Ernest Becker tiene más ordenadas y claras sus ideas (aunque
se siente absoluto deudor de las de Rank). Considera que la vida es un
permanente y activo combate contra la muerte, no sólo en el aspecto orgánico o
fisiológico, sino también en el nivel del significado: “El hombre realmente no teme
tanto su extinción, sino morir siendo insignificante”, dice. En este mismo sentido se preguntaba León Tolstoi: “¿Qué
he logrado en mi vida (…) Tiene ella algún significado que no la destruya la
muerte inevitable que me espera?”. En definitiva, dice Bécker: “El
hombre no sólo trasciende a la muerte al continuar alimentando sus apetitos,
sino especialmente encontrándole un significado a la vida”. Si
alcanzamos a dar a la vida ese significado, habrá paz (es una forma de hablar).

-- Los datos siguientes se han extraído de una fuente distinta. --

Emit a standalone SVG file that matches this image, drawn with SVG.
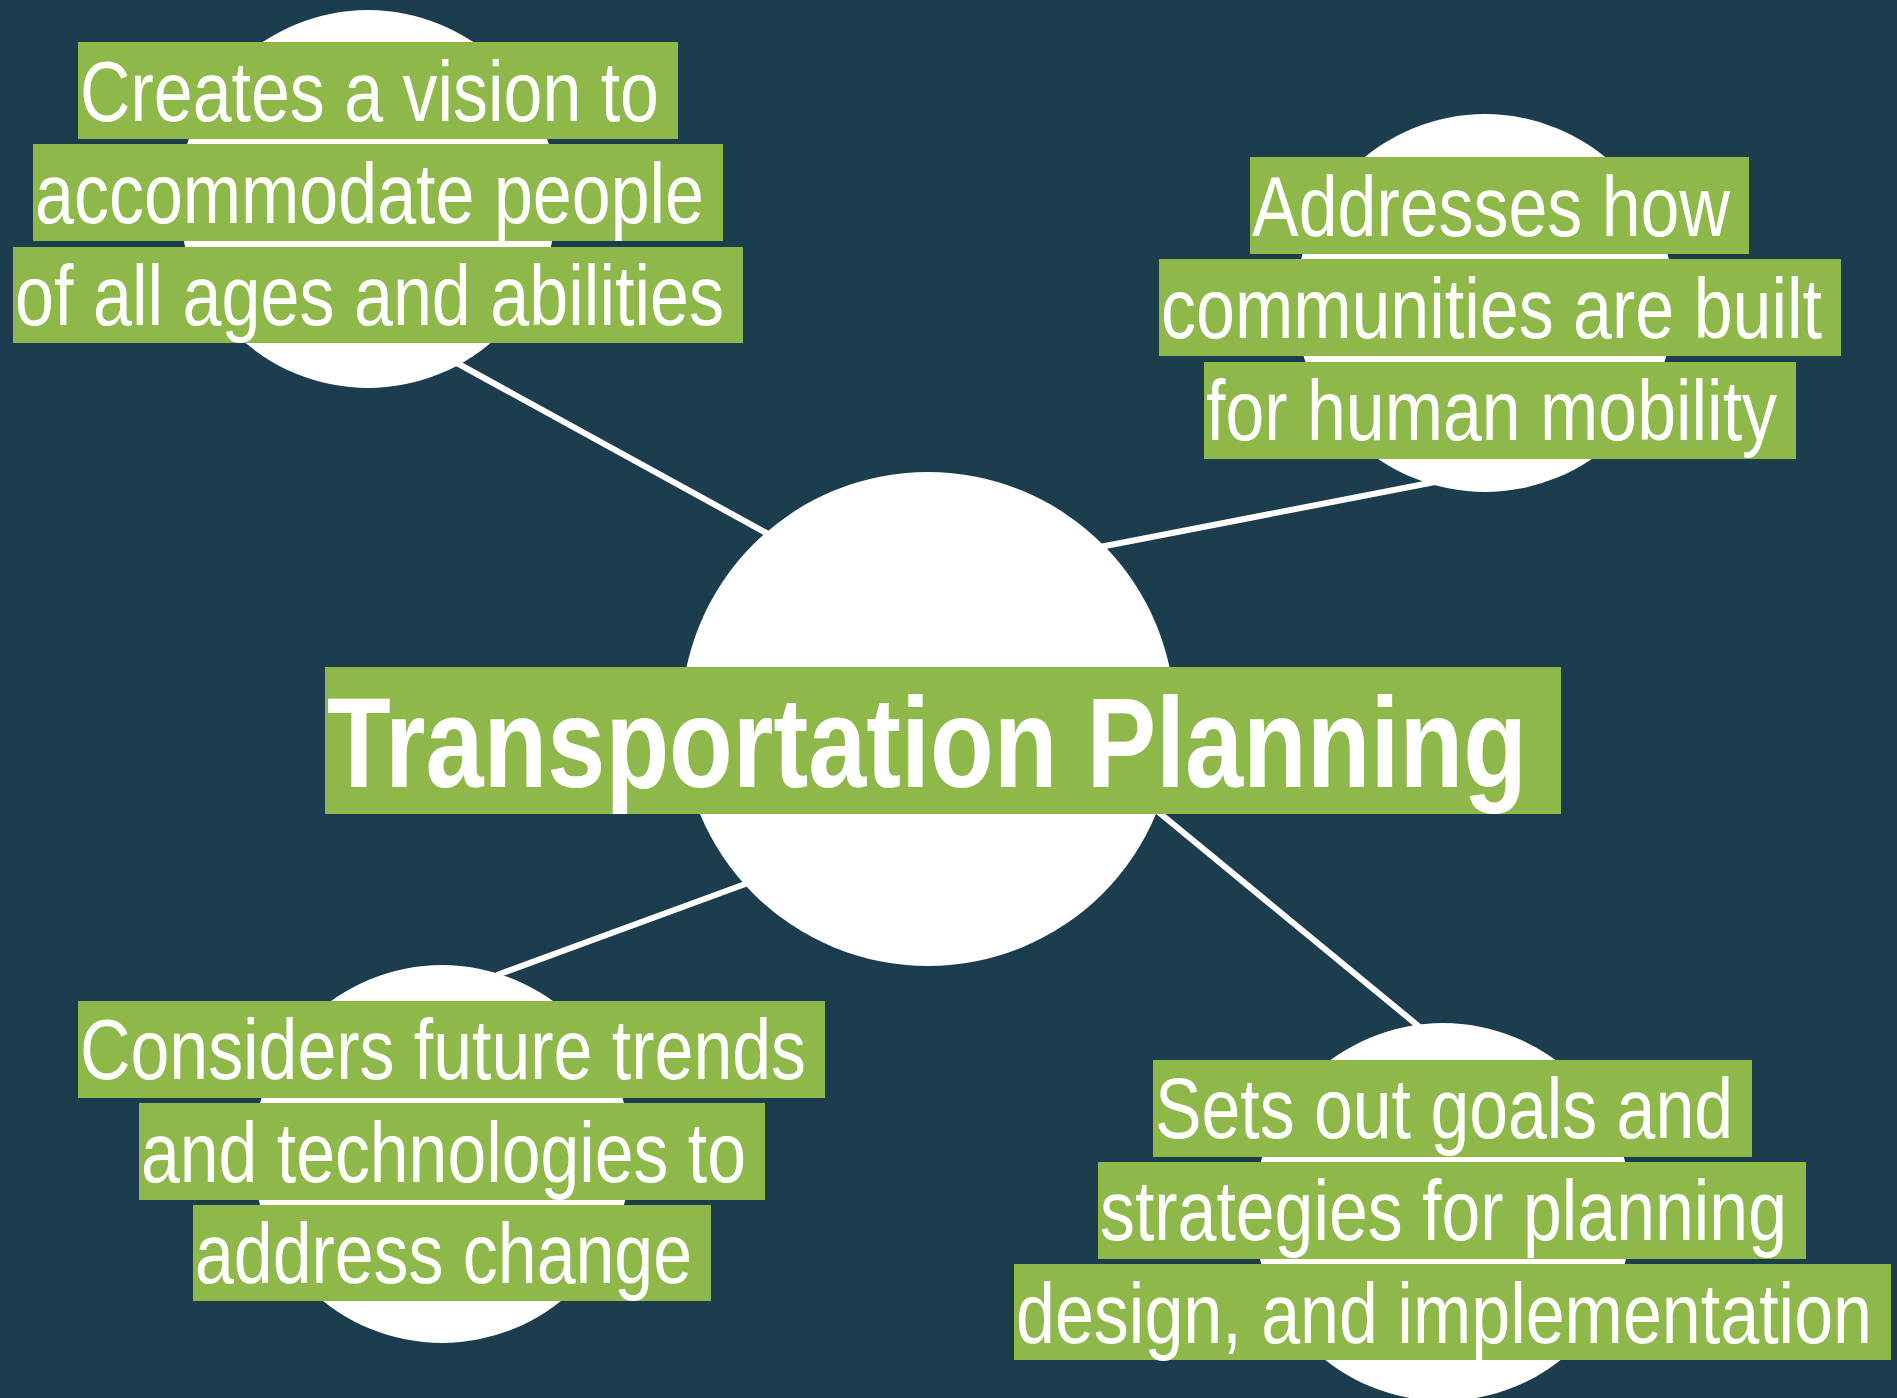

Paz para con nosotros y para con nuestro entorno, porque la vida encontrará así
un modo de sobreponerse, de alguna manera, a la muerte. Pero si no es así, no
por ello dejará la vida de luchar contra la extinción; aunque entonces lo hará
de maneras atrabiliarias: “El organismo –dice Becker– (…)
(se aferrará) a la vida a cualquier costo, un costo que puede ser catastrófico
para el hombre”. Porque entonces éste destapará su caja de Pandora de
esperanzas utópicas, en las que de manera insoslayable necesita creer para
confirmar que su vida no va a desembocar en el vacío. Por ello, concluye
Bécker: “Las esperanzas y los deseos imposibles han acumulado el mal en el
mundo”. Lo cual nos lleva a evocar aquellas otras palabras de Ortega: “El
hombre es un sistema de deseos imposibles en este mundo”. Y sin
embargo, en ello radica la filigrana en la que ha de consistir el hecho de
vivir: cómo encontrar el sentido partiendo de una materia prima tan absurda, la
que nos lleva a concluir que aquello que deseamos nunca llegaremos a verlo
realizado del todo. Por no haber entendido a Ortega, nuestros nacionalistas, en
fin, creen estar a punto de ver realizados sus sueños. Están, pues, más cerca
de comprender que la felicidad, como siempre, estaba en otra parte.